--- Task requirements ---
Quote from the first line below through the line that contains "var FONT = 'Liberation", both included, and leave the pictures out.

--- Start of Data for this task ---

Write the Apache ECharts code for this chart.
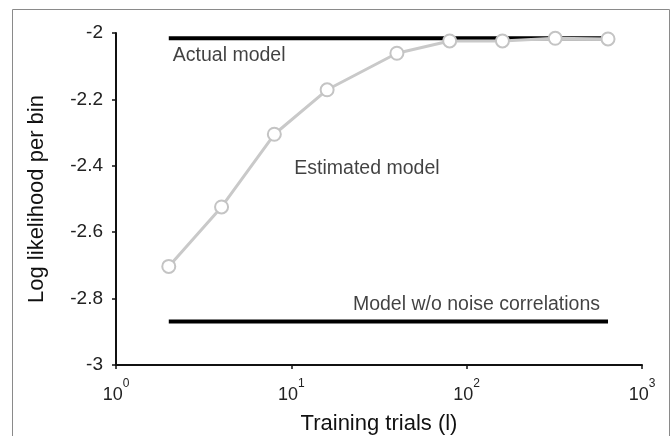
<!DOCTYPE html>
<html>
<head>
<meta charset="utf-8">
<script src="https://cdn.jsdelivr.net/npm/echarts@6/dist/echarts.min.js"></script>
<style>
html,body{margin:0;padding:0;background:#fff;}
#c{width:672px;height:436px;}
</style>
</head>
<body>
<div id="c"></div>
<script>
// Data
var trials = [2, 4, 8, 16, 40, 80, 160, 320, 640];
var estimated = [-2.703, -2.524, -2.305, -2.171, -2.061, -2.024, -2.024, -2.016, -2.018];
var actualModel = -2.016;
var noCorrModel = -2.869;
var lineRange = [2, 640];
var xTickExponents = ['0', '1', '2', '3'];
var yTickValues = [-3, -2.8, -2.6, -2.4, -2.2, -2];
var annotations = [
  {text: 'Actual model', x: 2, y: -2.069, align: 'left', dx: 4},
  {text: 'Estimated model', x: 10, y: -2.408, align: 'left', dx: 3},
  {text: 'Model w/o noise correlations', x: 640, y: -2.819, align: 'right', dx: -8}
];

var chart = echarts.init(document.getElementById('c'), null, {renderer: 'canvas'});
var FONT = 'Liberation Sans, Arial, sans-serif';

var option = {
  animation: false,
  backgroundColor: '#fff',
  textStyle: {fontFamily: FONT},
  graphic: [{
    type: 'rect', silent: true, z: -10,
    shape: {x: 12.5, y: 9.5, width: 657, height: 440},
    style: {fill: 'none', stroke: '#8a8a8a', lineWidth: 1}
  }],
  grid: {left: 116, right: 30, top: 33, bottom: 71, containLabel: false, outerBoundsMode: 'none'},
  xAxis: {
    type: 'log', logBase: 10, min: 1, max: 1000,
    name: 'Training trials (l)', nameLocation: 'middle', nameGap: 48,
    nameTextStyle: {fontSize: 22, color: '#111', fontFamily: FONT},
    axisLine: {lineStyle: {color: '#111', width: 2}},
    axisTick: {show: true, length: 4, lineStyle: {color: '#111', width: 1.5}},
    minorTick: {show: false},
    splitLine: {show: false},
    axisLabel: {
      margin: 10,
      formatter: function (v) {
        var e = Math.round(Math.log10(v));
        return '{b|10}{s|' + xTickExponents[e] + '}';
      },
      rich: {
        b: {fontSize: 18, color: '#222', fontFamily: FONT, padding: [11, 0, 0, 0]},
        s: {fontSize: 12, color: '#222', fontFamily: FONT, padding: [0, 0, 11, 0]}
      }
    }
  },
  yAxis: {
    type: 'value', min: -3, max: -2, interval: 0.2,
    name: 'Log likelihood per bin', nameLocation: 'middle', nameGap: 68,
    nameTextStyle: {fontSize: 22, color: '#111', fontFamily: FONT},
    axisLine: {show: true, lineStyle: {color: '#111', width: 2}},
    axisTick: {show: true, length: 4, lineStyle: {color: '#111', width: 1.5}},
    splitLine: {show: false},
    axisLabel: {
      fontSize: 19, color: '#222', margin: 13, fontFamily: FONT,
      formatter: function (v) {
        for (var i = 0; i < yTickValues.length; i++) {
          if (Math.abs(yTickValues[i] - v) < 1e-9) return String(yTickValues[i]);
        }
        return '';
      }
    }
  },
  series: [
    {
      type: 'line', name: 'Actual model', z: 2,
      data: [[lineRange[0], actualModel], [lineRange[1], actualModel]],
      showSymbol: false, symbol: 'none',
      lineStyle: {color: '#000', width: 4}
    },
    {
      type: 'line', name: 'No noise correlations', z: 2,
      data: [[lineRange[0], noCorrModel], [lineRange[1], noCorrModel]],
      showSymbol: false, symbol: 'none',
      lineStyle: {color: '#000', width: 4}
    },
    {
      type: 'line', name: 'Estimated model', z: 3,
      data: trials.map(function (t, i) { return [t, estimated[i]]; }),
      symbol: 'circle', symbolSize: 13,
      lineStyle: {color: '#c9c9c9', width: 3},
      itemStyle: {color: '#fff', borderColor: '#c4c4c4', borderWidth: 2}
    },
    {
      type: 'scatter', name: 'labels', z: 4, silent: true,
      symbolSize: 0,
      data: annotations.map(function (a) {
        return {
          value: [a.x, a.y],
          label: {
            show: true, position: 'inside', formatter: a.text,
            align: a.align, verticalAlign: 'middle', offset: [a.dx, 0],
            fontSize: 19.5, color: '#111', fontFamily: FONT
          }
        };
      })
    }
  ]
};
chart.setOption(option);
</script>
</body>
</html>
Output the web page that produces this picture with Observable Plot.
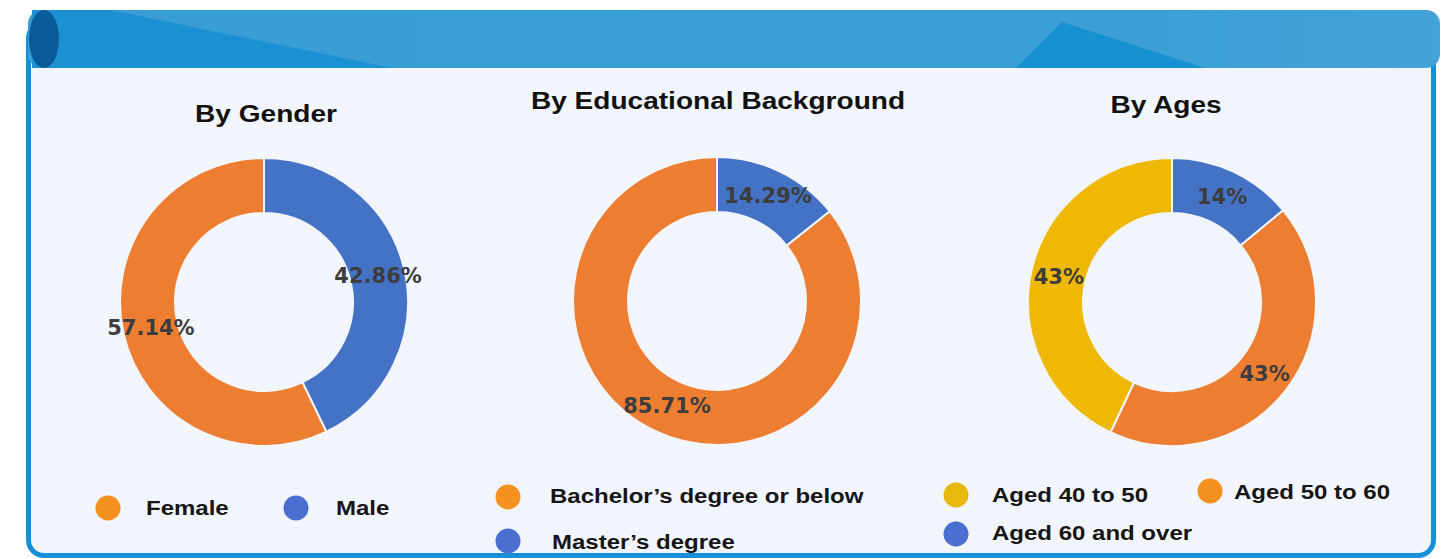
<!DOCTYPE html>
<html>
<head>
<meta charset="utf-8">
<script src="https://cdn.jsdelivr.net/npm/d3@7"></script>
<script src="https://cdn.jsdelivr.net/npm/@observablehq/plot@0.6"></script>
<style>
  html, body { margin: 0; padding: 0; background: #ffffff; }
  #root { position: relative; width: 1448px; height: 559px; overflow: hidden; background: #ffffff; font-family: "Liberation Sans", Arial, sans-serif; }
  .panel { position: absolute; left: 26px; top: 20px; width: 1410px; height: 538px; box-sizing: border-box;
           border: 5px solid #1590d8; border-radius: 18px; background: #f2f5fc; }
  .band { position: absolute; left: 0; top: 0; }
  .title { position: absolute; font-weight: bold; font-size: 23px; color: #111; white-space: nowrap;
           transform: translate(-50%, -50%) scaleX(1.22); line-height: 1; }
  .donut { position: absolute; }
  .leg { position: absolute; display: flex; align-items: center; white-space: nowrap; }
  .leg .dot { position: absolute; width: 25px; height: 25px; border-radius: 50%; transform: translate(-50%, -50%); }
  .leg .txt { position: absolute; font-weight: bold; font-size: 20px; color: #151515; line-height: 1;
              transform-origin: left center; transform: translateY(-50%) scaleX(1.2); }
</style>
</head>
<body>
<div id="root">
  <div class="panel"></div>
  <svg class="band" width="1448" height="80">
    <defs>
      <linearGradient id="bandGrad" x1="0" x2="1" y1="0" y2="0">
        <stop offset="0" stop-color="#379dd4"></stop>
        <stop offset="0.8" stop-color="#3b9fd5"></stop>
        <stop offset="1" stop-color="#44a3d8"></stop>
      </linearGradient>
    </defs>
    <rect x="28" y="10" width="1412" height="58" rx="14" fill="url(#bandGrad)"></rect>
    <polygon points="32,10 110,10 392,68 32,68" fill="#1b90d2"></polygon>
    <polygon points="1062,22 1205,68 1016,68" fill="#1690d1"></polygon>
    <ellipse cx="44" cy="39" rx="15" ry="29" fill="#0a5a98"></ellipse>
  </svg>
</div>
<script>
// ---------- data ----------
const genderCategories = ["Female", "Male"];
const genderValues = [57.14, 42.86];
const genderLabels = ["57.14%", "42.86%"];

const eduCategories = ["Bachelor\u2019s degree or below", "Master\u2019s degree"];
const eduValues = [85.71, 14.29];
const eduLabels = ["85.71%", "14.29%"];

const ageCategories = ["Aged 40 to 50", "Aged 50 to 60", "Aged 60 and over"];
const ageValues = [43, 43, 14];
const ageLabels = ["43%", "43%", "14%"];

const titles = ["By Gender", "By Educational Background", "By Ages"];

// ---------- styles ----------
const sliceColors = {orange: "#ed7d31", blue: "#4472c4", yellow: "#eeb805"};
const legendColors = {orange: "#f5921f", blue: "#4a6fd1", yellow: "#e6b90c"};
const genderColorKeys = ["orange", "blue"];
const eduColorKeys = ["orange", "blue"];
const ageColorKeys = ["yellow", "orange", "blue"];

const OUTER = 144, INNER = 89, HALF = 160;
const root = document.getElementById("root");

function donut(categories, values, labels, colorKeys, cx, cy) {
  const data = categories.map((c, i) => ({category: c, value: values[i], label: labels[i], color: sliceColors[colorKeys[i]]}));
  // counter-clockwise from 12 o'clock so the last category starts at the top going clockwise
  const pie = d3.pie().sort(null).value(d => d.value).startAngle(2 * Math.PI).endAngle(0);
  const arcs = pie(data);
  const mid = (INNER + OUTER) / 2;
  const labelData = arcs.map(a => {
    const ang = (a.startAngle + a.endAngle) / 2;
    return {label: a.data.label, x: mid * Math.sin(ang), y: mid * Math.cos(ang)};
  });
  const ringMark = (index, scales) => {
    const x0 = scales.x(0), y0 = scales.y(0);
    const k = Math.abs(scales.x(1) - scales.x(0));
    const arcGen = d3.arc().innerRadius(INNER * k).outerRadius(OUTER * k);
    const g = d3.create("svg:g").attr("transform", `translate(${x0},${y0})`);
    g.selectAll("path").data(arcs).join("path")
      .attr("d", arcGen)
      .attr("fill", d => d.data.color)
      .attr("stroke", "#f2f5fc")
      .attr("stroke-width", 2);
    return g.node();
  };
  const chart = Plot.plot({
    width: 2 * HALF, height: 2 * HALF,
    margin: 0,
    style: {background: "transparent", overflow: "visible"},
    x: {domain: [-HALF, HALF], axis: null},
    y: {domain: [-HALF, HALF], axis: null},
    marks: [
      ringMark,
      Plot.text(labelData, {x: "x", y: "y", text: "label", fontSize: 21, fontWeight: "bold",
        fontFamily: "DejaVu Sans", fill: "#3d3d3d"})
    ]
  });
  chart.classList.add("donut");
  chart.style.left = (cx - HALF) + "px";
  chart.style.top = (cy - HALF) + "px";
  root.appendChild(chart);
}

donut(genderCategories, genderValues, genderLabels, genderColorKeys, 264, 302);
donut(eduCategories, eduValues, eduLabels, eduColorKeys, 717, 301);
donut(ageCategories, ageValues, ageLabels, ageColorKeys, 1172, 302);

// titles
const titlePos = [[266, 114], [718, 101], [1166, 105]];
titles.forEach((t, i) => {
  const d = document.createElement("div");
  d.className = "title";
  d.textContent = t;
  d.style.left = titlePos[i][0] + "px";
  d.style.top = titlePos[i][1] + "px";
  root.appendChild(d);
});

// legends
function legendItem(text, color, dx, dy, tx, ty) {
  const w = document.createElement("div");
  w.className = "leg";
  w.style.left = "0px"; w.style.top = "0px";
  const dot = document.createElement("div");
  dot.className = "dot";
  dot.style.background = color;
  dot.style.left = dx + "px"; dot.style.top = dy + "px";
  const t = document.createElement("div");
  t.className = "txt";
  t.textContent = text;
  t.style.left = tx + "px"; t.style.top = ty + "px";
  w.appendChild(dot); w.appendChild(t);
  root.appendChild(w);
}
legendItem(genderCategories[0], legendColors[genderColorKeys[0]], 108, 508, 146, 508);
legendItem(genderCategories[1], legendColors[genderColorKeys[1]], 296, 508, 336, 508);
legendItem(eduCategories[0], legendColors[eduColorKeys[0]], 508, 497, 550, 496);
legendItem(eduCategories[1], legendColors[eduColorKeys[1]], 508, 541, 552, 542);
legendItem(ageCategories[0], legendColors[ageColorKeys[0]], 956, 495, 992, 495);
legendItem(ageCategories[1], legendColors[ageColorKeys[1]], 1210, 491, 1234, 492);
legendItem(ageCategories[2], legendColors[ageColorKeys[2]], 956, 534, 992, 533);
</script>
</body>
</html>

--- End of Data for this task ---

--- The result ---
Write the Apache ECharts code for this chart.
<!DOCTYPE html>
<html>
<head>
<meta charset="utf-8">
<script src="https://cdn.jsdelivr.net/npm/echarts@6/dist/echarts.min.js"></script>
<style>
html,body{margin:0;padding:0;background:#fff;}
#c{width:672px;height:436px;}
</style>
</head>
<body>
<div id="c"></div>
<script>
// Data
var trials = [2, 4, 8, 16, 40, 80, 160, 320, 640];
var estimated = [-2.703, -2.524, -2.305, -2.171, -2.061, -2.024, -2.024, -2.016, -2.018];
var actualModel = -2.016;
var noCorrModel = -2.869;
var lineRange = [2, 640];
var xTickExponents = ['0', '1', '2', '3'];
var yTickValues = [-3, -2.8, -2.6, -2.4, -2.2, -2];
var annotations = [
  {text: 'Actual model', x: 2, y: -2.069, align: 'left', dx: 4},
  {text: 'Estimated model', x: 10, y: -2.408, align: 'left', dx: 3},
  {text: 'Model w/o noise correlations', x: 640, y: -2.819, align: 'right', dx: -8}
];

var chart = echarts.init(document.getElementById('c'), null, {renderer: 'canvas'});
var FONT = 'Liberation Sans, Arial, sans-serif';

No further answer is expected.